» The task
For the data that follows, report how many lines contain the word "matplotlib", and nothing else.

» Given material
>> START
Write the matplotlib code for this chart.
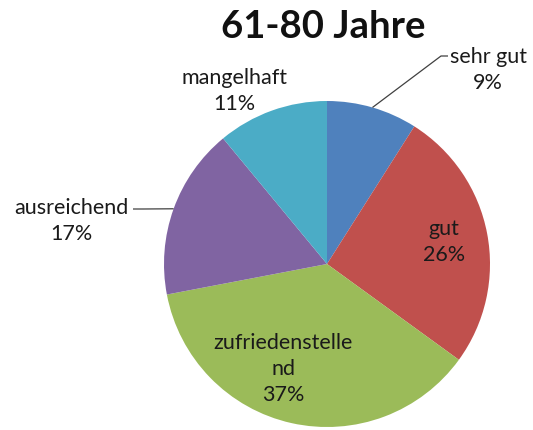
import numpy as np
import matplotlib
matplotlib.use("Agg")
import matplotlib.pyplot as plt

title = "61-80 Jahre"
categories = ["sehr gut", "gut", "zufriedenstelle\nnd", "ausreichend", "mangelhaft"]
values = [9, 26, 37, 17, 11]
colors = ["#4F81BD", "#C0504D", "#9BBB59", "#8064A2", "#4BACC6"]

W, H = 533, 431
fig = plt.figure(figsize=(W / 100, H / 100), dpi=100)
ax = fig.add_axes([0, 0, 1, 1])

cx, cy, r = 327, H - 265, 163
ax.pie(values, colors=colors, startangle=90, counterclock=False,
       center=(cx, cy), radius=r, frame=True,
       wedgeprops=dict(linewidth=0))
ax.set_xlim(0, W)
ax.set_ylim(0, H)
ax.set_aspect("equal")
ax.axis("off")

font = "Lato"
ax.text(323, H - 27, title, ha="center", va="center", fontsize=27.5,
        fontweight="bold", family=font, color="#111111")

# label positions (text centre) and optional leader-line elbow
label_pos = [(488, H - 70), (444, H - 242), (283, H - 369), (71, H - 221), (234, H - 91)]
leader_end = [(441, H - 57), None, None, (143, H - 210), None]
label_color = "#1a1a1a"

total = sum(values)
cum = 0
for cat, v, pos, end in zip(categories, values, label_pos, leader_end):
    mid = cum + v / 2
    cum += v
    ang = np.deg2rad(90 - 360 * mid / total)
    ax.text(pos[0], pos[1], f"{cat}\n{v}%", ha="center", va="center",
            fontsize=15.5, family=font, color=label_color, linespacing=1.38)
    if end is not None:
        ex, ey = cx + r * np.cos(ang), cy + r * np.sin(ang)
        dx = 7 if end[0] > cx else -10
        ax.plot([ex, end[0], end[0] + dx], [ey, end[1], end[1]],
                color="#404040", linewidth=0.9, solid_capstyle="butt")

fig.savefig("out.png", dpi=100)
>> END
» Written answer
4